By Michael Eboh
The Nigerian economy lost opportunities valued at N150 billion over a 10-year period, as a result of the failure of the Federal Government to undertake far-reaching reforms in the petroleum industry, according to Mr. Israel Aye, an energy expert and Senior Partner, Energy & Commercial Contracts, Primera Africa Legal.
In his presentation, obtained Tuesday, at a one-day online workshop for civil society organisations and the media, on “Urgent Case for Reforms in the Petroleum Industry”, facilitated by the Facility for Oil Sector Transformation (FOSTER), Aye disclosed that the current structure of the Nigerian petroleum was not sustainable, and emphasized the need for governance of the industry to improve.
Specifically, he highlighted the status of the Department of Petroleum Resources (DPR), whose existence, according to him, does not have legal backing.
He further stated that the recently introduced gas policies, especially in the area of commercializing flared gas, lacked the necessary legal backing to ensure that the envisaged gains were sustained going forward.
He added that while it was within the powers of the Minister of Petroleum or his delegate, to remove under-recovery on petroleum products, especially as it was in line with the Oil and Gas Policies, noting, however, until the Petroleum Act is amended, the government could not have been said to have deregulated the downstream petroleum sector.
He said: “The bedrock of the regulation of the downstream and petroleum product price control is Section 6(1) of the Petroleum Act. Until we change the law, the minister may hardwire the removal of subsidies and formally replace it with the Price Modulation template (2015), assuring bulk importers that they can sell at cost-reflective prices subject to price regulation mechanisms prescribed in the regulation.

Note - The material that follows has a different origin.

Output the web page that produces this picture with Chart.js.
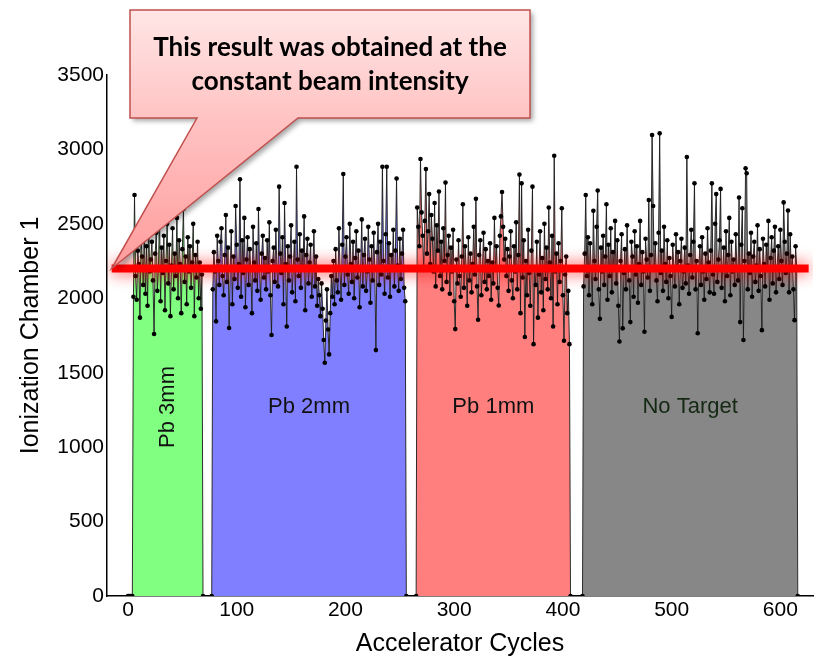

“In order to deregulate the downstream sector, we need to amend or expunge Section 6(1) as it is currently written. We need a framework that prescribes the role and responsibilities of each institution taking decisions at every point in the petroleum producing pricing process. We need a framework that show how the pricing template was arrived at, the intervals of the price modulation adjustments, whether monthly, quarterly, weekly or daily.
“There must be an agency legally empowered to handle the responsibility of modulation of petroleum products prices in the country outside the NNPC, which should be allowed to face its responsibility of handling the operations side of the business.
“We must demand an open and transparent process to handle all the issues in the price modulation value chain to remove arbitrariness and exploitation.”
He explained that the much-needed reforms of the Nigerian petroleum industry would be achieved by the passage of the Petroleum Industry Bill (PIB).
He noted that the PIB, when passed, should address issues that would promote growth of reserves and production; sustain revenue to government; incentivize outcomes, not efforts; remove barriers to entry and ensure level playing fields across all the petroleum value chains.
He further stated that the PIB should make gas profitable; bring down the production cost of crude oil and gas in the country; push the country towards a market-driven downstream sector and promote inclusiveness and sustained competitiveness in the petroleum industry.